La crise géorgienne, en août 2008, a illustré l’état de la conscience européenne, et d’abord la soumission aux intérêts américains, lors de la campagne médiatique sur le thème de « l’agression russe ». Aussitôt, la plupart des médias ont accusé Moscou de nationalisme détestable – étant entendu que le seul nationalisme légitime est celui des Etats-Unis qui cherchent continuellement à conquérir de nouvelles marches. Inversement, Le Figaro a montré, par instants, une relative fidélité à l’héritage gaulliste en publiant des articles d’Hélène Carrère d’Encausse ou Marek Halter qui dénonçaient la volonté de domination américaine – cependant que le gouvernement anglais et ceux de l’ancien bloc soviétique, poursuivaient leur provocation envers la Russie, avec le projet des batteries anti-missiles ! Même Nicolas Sarkozy, dans ses sautillements, aura tenté un instant d’incarner la diplomatie traditionnelle de la France, à équidistance des États-Unis et de la Russie… avant de rappeler dans quel camp il jouait, en décidant (toujours sans consultation) du retour de la France dans le commandement de l’OTAN, pour liquider l’hypothèse même d’une indépendance européenne
Le rêve humaniste n’était-il qu’un leurre ? L’Europe des « entreprises » a supplanté l’Europe politique, sociale et diplomatique. L’Europe de l’Euro a symboliquement calqué sa double barre sur celle du dollar ; on y travaille dans un résidu d’anglais tout en pondant de belles déclarations sur le plurilinguisme. Dans ce continent livrées aux folies de la finance et à la déréglementation tous azimuts (même en pleine crise, on rembourse et on continue), les vieux Etats s’agitent dans des postures plus provinciales que nationales.

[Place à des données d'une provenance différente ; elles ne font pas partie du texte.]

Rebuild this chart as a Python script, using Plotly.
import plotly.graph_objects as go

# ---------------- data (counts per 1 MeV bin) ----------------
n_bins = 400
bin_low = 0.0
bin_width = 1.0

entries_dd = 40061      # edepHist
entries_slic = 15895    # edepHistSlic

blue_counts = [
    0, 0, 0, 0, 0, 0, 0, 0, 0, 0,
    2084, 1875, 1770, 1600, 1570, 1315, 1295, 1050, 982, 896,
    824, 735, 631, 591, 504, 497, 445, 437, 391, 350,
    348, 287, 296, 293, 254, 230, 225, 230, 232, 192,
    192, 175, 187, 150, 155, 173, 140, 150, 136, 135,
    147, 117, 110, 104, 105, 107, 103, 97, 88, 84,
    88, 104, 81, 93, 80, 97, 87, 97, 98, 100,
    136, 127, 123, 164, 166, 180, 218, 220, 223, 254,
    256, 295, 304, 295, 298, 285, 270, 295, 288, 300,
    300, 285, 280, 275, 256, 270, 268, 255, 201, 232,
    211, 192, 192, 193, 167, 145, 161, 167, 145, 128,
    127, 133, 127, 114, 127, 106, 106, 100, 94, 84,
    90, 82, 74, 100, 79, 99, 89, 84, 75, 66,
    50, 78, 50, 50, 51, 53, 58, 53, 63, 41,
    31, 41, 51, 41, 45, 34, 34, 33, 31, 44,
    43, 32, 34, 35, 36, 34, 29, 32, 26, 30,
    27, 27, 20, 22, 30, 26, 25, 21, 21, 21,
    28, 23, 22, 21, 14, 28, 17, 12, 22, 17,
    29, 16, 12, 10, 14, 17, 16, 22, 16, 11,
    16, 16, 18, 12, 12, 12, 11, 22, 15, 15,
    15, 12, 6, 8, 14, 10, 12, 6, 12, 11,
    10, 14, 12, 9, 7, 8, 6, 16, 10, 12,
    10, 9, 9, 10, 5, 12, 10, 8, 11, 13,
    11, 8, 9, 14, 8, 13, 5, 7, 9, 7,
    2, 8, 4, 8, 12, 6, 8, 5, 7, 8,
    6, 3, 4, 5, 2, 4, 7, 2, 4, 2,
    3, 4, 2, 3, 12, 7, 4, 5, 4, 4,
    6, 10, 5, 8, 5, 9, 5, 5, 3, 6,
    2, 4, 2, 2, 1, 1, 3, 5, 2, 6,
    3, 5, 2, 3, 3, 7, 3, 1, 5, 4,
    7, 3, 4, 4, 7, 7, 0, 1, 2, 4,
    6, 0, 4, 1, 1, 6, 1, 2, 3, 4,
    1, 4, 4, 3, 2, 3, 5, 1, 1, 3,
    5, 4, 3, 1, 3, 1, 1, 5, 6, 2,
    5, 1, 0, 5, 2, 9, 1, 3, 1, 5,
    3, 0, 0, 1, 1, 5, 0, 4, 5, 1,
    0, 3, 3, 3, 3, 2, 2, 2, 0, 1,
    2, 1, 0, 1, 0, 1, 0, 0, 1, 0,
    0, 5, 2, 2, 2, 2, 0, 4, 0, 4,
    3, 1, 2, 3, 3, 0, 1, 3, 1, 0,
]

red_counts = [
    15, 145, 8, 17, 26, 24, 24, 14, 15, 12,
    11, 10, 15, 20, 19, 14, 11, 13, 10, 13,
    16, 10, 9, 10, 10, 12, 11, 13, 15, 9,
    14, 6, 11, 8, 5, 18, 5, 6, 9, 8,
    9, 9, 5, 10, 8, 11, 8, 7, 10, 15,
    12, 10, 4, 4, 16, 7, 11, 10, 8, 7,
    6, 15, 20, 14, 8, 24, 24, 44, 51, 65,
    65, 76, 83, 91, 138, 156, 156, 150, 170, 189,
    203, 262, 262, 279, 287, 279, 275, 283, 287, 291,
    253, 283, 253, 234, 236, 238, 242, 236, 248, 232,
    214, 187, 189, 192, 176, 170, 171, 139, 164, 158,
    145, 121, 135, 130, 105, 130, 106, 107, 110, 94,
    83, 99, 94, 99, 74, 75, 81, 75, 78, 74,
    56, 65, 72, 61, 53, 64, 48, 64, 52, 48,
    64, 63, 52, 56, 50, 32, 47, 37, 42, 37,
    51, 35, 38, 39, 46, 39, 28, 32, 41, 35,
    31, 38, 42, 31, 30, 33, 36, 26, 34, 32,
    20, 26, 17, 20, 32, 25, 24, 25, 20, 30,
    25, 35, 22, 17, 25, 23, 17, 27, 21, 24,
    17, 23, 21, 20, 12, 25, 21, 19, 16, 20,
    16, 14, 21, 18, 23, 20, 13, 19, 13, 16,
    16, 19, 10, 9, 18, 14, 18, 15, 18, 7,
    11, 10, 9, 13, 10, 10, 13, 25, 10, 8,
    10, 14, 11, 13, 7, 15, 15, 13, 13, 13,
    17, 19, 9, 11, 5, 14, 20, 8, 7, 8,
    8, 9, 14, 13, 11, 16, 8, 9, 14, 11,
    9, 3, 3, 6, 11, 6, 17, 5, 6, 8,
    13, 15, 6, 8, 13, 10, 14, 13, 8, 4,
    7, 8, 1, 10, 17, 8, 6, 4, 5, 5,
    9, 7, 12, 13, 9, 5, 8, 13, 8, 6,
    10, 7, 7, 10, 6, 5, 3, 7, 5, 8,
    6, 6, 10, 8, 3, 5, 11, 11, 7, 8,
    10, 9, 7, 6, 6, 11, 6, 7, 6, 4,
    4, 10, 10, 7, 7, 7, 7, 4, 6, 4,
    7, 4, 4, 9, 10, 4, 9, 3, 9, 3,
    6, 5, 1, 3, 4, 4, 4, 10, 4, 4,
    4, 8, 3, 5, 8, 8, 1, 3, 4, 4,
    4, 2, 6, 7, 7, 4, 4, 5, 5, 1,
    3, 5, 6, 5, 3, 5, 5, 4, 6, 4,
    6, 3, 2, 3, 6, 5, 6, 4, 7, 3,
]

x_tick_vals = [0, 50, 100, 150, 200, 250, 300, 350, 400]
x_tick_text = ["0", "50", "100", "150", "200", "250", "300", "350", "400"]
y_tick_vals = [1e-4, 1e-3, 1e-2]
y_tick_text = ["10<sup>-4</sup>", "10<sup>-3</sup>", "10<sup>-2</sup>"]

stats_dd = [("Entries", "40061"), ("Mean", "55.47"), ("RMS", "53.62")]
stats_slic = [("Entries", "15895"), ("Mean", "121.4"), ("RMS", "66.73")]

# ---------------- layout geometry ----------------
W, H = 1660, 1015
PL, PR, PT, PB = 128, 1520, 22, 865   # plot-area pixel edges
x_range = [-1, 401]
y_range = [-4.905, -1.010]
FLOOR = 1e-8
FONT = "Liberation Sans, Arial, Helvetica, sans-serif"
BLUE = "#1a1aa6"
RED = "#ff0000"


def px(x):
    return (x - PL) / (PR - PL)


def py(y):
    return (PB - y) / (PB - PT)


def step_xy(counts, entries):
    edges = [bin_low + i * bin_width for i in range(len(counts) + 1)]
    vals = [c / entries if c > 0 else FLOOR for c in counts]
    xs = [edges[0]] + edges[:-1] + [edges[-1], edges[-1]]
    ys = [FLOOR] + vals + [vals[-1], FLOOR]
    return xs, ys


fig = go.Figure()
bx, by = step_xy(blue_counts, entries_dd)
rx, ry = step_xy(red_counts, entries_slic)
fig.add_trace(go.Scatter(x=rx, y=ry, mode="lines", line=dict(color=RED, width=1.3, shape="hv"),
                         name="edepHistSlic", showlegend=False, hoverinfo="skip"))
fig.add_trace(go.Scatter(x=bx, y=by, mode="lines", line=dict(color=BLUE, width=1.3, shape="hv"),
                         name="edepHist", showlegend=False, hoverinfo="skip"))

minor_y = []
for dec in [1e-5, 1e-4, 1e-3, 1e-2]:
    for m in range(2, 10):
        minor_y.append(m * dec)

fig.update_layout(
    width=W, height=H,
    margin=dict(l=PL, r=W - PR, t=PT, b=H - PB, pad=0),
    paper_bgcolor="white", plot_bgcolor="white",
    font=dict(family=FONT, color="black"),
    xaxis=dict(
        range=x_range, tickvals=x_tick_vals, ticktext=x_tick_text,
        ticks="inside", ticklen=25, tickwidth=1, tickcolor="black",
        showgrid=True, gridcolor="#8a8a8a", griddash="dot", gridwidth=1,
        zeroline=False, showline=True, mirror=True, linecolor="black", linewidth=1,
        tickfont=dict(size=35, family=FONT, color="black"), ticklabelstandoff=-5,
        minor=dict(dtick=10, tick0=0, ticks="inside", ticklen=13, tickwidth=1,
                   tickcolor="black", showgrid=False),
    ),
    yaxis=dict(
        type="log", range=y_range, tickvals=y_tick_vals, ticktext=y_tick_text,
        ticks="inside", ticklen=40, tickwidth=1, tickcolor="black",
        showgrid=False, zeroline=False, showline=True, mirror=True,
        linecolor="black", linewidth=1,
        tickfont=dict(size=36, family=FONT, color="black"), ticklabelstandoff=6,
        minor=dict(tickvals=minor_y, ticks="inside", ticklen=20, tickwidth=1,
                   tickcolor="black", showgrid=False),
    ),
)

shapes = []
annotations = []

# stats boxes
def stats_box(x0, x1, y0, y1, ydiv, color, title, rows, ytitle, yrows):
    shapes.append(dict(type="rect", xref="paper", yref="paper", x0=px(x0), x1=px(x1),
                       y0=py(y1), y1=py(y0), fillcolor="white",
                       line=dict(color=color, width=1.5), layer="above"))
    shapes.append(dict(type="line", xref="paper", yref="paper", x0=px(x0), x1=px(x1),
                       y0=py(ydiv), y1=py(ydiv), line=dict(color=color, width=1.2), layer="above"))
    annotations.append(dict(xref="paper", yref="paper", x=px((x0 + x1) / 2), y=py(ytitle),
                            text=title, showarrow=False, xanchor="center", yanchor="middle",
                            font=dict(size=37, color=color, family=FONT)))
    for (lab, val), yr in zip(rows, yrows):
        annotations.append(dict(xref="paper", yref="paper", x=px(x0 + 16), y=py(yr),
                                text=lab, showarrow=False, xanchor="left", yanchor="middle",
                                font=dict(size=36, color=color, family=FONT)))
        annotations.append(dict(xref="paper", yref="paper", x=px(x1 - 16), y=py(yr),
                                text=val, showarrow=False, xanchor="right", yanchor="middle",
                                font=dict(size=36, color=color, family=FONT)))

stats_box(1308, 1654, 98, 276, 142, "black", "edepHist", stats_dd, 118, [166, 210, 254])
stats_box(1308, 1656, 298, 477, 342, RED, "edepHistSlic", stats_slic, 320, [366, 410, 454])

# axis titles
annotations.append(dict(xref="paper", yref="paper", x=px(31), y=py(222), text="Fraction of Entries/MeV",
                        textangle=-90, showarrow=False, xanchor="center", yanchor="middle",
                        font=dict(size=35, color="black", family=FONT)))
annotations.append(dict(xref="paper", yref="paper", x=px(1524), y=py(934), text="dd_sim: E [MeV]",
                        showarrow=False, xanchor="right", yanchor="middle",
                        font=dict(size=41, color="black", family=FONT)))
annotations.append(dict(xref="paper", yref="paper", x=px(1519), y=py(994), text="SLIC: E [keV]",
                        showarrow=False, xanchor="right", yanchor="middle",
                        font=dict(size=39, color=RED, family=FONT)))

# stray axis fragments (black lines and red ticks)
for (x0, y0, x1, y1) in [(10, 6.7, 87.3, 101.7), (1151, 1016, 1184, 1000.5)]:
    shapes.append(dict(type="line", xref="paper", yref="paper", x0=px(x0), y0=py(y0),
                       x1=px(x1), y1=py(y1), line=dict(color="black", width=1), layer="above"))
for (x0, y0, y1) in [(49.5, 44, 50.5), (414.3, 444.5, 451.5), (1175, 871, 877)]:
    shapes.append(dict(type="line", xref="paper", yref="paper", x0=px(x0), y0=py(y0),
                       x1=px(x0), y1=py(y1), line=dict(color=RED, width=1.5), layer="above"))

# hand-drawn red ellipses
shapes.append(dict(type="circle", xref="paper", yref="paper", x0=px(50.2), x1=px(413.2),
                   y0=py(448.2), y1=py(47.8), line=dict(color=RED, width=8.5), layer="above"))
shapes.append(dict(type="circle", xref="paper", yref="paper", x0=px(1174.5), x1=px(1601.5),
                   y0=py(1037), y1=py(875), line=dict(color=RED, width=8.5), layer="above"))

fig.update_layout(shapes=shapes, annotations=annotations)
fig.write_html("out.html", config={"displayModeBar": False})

Voilà exactement l’Europe dont je ne voulais pas quand j’avais quinze ans et qui me pose des questions nouvelles : au lieu d’élargir sans relâche, ne serait-il pas temps de rétrécir ? Peut-on imaginer que deux, trois, quatre pays, maîtrisent leur destin en s’unissant autrement – quand tout montre que l’Europe à vingt-cinq s’apparente à une forme de dissolution ? L’Europe ne devrait-elle pas illustrer la diversité des peuples, des langues, des cultures qui la singularisent – au lieu de la raboter continuellement par des normes administratives ? La nation, par ce qu’elle recouvre d’histoire sociale et culturelle, n’offre-t-elle pas un modèle plus stimulant que l’espace mondialisé et ses communautés éprises de reconnaissance ? Une Europe-nation – ou une Europe des nations – unie par un projet politique et diplomatique fort : n’est-ce pas à cette échelle que pourra se manifester une liberté contre l’empire administratif et marchand ? Il faudrait, pour commencer, que les élections de juin offrent au moins la matière d’un débat électoral, permettant aux citoyens de dire l’Union dont ils veulent, au lieu d’approuver des courants politiques sans aucun projet.